Copy the first line of the entries below and every line after it through the line containing "6,5,5,4,4,16,2]". Do not include pictures.

* Begin DATASET EXCERPTS *

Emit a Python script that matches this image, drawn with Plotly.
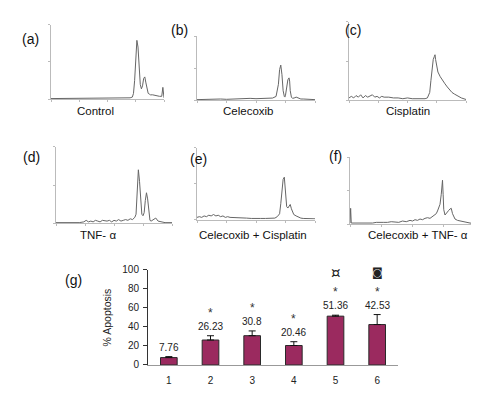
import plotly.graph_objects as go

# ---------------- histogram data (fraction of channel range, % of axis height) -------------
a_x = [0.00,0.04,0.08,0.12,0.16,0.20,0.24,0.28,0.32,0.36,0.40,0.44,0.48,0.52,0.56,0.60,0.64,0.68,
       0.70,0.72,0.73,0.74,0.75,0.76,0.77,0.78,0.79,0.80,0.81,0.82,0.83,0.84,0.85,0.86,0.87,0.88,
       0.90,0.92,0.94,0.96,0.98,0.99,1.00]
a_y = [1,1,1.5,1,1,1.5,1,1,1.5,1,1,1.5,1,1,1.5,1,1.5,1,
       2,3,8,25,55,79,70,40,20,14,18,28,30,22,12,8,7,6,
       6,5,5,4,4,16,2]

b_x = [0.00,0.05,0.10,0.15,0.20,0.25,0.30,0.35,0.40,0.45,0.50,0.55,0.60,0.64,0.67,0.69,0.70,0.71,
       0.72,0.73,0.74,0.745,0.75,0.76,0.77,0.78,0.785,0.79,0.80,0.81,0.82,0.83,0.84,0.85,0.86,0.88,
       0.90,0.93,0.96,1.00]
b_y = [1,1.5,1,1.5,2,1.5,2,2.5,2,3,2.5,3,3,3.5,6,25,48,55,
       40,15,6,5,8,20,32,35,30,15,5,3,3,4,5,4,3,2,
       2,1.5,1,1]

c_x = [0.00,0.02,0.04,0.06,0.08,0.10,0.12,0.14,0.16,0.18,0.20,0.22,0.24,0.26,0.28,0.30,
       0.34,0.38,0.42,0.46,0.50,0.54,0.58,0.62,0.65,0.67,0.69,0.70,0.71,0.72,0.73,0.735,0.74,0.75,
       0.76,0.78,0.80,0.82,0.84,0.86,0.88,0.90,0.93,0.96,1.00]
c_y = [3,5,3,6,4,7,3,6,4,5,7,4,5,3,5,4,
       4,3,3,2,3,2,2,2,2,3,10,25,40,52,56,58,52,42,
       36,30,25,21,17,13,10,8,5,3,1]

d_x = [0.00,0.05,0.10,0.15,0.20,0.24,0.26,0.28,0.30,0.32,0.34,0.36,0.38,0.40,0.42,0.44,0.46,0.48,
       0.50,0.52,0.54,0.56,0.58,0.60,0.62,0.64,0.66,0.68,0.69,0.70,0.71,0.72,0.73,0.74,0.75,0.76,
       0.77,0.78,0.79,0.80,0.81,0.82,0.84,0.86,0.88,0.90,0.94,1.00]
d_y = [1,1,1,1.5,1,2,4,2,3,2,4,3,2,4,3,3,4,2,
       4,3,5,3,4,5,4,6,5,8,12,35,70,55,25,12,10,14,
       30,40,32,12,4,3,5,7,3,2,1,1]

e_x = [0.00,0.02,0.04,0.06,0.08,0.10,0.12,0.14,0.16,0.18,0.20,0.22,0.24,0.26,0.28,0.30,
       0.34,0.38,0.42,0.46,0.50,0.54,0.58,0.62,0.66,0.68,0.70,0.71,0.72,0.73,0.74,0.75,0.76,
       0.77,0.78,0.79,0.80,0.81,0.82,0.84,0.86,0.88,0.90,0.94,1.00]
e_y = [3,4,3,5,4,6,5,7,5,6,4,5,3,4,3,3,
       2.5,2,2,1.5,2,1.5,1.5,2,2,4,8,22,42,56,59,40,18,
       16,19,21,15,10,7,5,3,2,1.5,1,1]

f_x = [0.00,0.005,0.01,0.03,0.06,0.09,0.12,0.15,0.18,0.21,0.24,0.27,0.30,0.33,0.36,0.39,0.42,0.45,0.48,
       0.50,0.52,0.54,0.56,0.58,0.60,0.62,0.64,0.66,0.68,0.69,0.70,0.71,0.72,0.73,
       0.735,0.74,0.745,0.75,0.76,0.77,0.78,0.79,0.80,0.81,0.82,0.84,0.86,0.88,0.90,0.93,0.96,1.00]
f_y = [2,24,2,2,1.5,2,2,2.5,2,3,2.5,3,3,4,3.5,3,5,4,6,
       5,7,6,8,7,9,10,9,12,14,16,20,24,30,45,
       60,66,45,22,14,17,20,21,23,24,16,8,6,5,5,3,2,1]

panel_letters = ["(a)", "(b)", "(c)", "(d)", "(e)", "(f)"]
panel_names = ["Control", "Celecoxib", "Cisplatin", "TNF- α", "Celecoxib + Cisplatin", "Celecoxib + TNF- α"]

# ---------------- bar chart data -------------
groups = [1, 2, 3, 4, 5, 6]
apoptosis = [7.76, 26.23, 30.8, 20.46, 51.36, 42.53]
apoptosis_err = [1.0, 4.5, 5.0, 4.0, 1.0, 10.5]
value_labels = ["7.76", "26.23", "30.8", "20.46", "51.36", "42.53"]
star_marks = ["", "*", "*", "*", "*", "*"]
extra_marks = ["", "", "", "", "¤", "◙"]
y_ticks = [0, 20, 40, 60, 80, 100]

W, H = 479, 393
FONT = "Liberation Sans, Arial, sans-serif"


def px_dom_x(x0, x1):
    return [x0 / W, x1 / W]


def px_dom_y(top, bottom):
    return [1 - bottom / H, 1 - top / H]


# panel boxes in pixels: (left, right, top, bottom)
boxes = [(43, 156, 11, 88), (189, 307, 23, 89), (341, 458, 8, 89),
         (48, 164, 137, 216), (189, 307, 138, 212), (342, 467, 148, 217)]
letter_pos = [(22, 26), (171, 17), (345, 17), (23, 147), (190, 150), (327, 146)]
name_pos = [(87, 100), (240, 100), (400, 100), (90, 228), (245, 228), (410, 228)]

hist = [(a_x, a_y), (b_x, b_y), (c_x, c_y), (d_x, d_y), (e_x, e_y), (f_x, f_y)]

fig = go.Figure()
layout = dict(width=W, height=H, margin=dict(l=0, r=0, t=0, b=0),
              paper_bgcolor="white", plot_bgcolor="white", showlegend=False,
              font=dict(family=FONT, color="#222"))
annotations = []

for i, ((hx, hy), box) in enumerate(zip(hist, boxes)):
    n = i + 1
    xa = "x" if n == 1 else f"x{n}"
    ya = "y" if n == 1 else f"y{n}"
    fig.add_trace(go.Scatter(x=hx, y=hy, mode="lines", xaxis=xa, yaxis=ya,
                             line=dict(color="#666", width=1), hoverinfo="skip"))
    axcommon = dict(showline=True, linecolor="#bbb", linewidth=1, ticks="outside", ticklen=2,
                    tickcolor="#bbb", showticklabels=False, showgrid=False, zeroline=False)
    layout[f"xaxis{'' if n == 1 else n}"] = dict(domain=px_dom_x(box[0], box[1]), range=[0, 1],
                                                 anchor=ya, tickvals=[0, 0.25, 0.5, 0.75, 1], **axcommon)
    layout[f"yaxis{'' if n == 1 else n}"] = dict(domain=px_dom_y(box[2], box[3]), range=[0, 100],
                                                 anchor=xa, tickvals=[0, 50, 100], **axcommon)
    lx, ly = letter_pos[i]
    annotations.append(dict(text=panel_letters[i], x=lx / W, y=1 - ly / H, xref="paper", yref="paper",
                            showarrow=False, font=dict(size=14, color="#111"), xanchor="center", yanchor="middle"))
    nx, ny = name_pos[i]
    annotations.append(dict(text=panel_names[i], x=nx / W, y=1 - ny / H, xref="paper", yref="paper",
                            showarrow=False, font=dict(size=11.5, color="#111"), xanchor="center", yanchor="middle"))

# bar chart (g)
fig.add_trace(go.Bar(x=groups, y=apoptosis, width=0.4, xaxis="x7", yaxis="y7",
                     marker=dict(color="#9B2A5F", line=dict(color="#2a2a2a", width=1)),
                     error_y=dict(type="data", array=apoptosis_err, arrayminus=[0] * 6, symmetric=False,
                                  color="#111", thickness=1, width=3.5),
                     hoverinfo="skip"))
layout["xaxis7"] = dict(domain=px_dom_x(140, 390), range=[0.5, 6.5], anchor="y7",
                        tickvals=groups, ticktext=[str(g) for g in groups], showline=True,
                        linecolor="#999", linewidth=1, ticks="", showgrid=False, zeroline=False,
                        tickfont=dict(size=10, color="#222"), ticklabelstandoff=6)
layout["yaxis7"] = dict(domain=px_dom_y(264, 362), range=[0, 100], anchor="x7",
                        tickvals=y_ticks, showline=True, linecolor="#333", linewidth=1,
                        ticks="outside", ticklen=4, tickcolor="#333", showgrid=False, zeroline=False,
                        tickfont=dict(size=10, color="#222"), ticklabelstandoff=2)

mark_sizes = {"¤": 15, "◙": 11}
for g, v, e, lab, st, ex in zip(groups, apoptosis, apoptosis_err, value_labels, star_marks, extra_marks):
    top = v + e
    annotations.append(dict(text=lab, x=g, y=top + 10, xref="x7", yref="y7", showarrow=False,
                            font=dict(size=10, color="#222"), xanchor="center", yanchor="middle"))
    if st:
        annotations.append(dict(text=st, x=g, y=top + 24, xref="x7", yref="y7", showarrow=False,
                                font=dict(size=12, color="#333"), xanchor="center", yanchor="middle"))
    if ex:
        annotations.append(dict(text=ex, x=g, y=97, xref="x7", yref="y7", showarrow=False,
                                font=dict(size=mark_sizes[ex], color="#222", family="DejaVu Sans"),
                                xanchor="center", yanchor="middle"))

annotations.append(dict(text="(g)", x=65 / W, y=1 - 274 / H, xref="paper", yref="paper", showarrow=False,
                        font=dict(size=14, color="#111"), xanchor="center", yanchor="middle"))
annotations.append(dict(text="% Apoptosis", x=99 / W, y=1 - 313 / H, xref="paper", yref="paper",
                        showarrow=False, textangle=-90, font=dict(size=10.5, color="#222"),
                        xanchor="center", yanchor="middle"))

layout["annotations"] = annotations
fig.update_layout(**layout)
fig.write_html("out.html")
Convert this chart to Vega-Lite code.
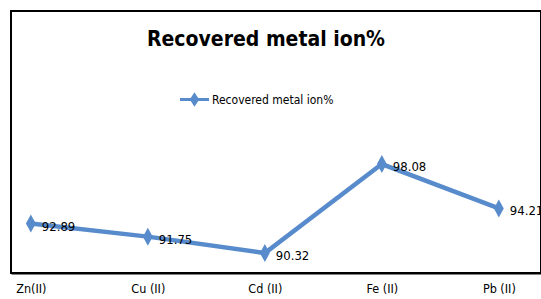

* End DATASET EXCERPTS *

▸ CORRECT OUTPUT
Emit a Python script that matches this image, drawn with Plotly.
import plotly.graph_objects as go

# ---------------- histogram data (fraction of channel range, % of axis height) -------------
a_x = [0.00,0.04,0.08,0.12,0.16,0.20,0.24,0.28,0.32,0.36,0.40,0.44,0.48,0.52,0.56,0.60,0.64,0.68,
       0.70,0.72,0.73,0.74,0.75,0.76,0.77,0.78,0.79,0.80,0.81,0.82,0.83,0.84,0.85,0.86,0.87,0.88,
       0.90,0.92,0.94,0.96,0.98,0.99,1.00]
a_y = [1,1,1.5,1,1,1.5,1,1,1.5,1,1,1.5,1,1,1.5,1,1.5,1,
       2,3,8,25,55,79,70,40,20,14,18,28,30,22,12,8,7,6,
       6,5,5,4,4,16,2]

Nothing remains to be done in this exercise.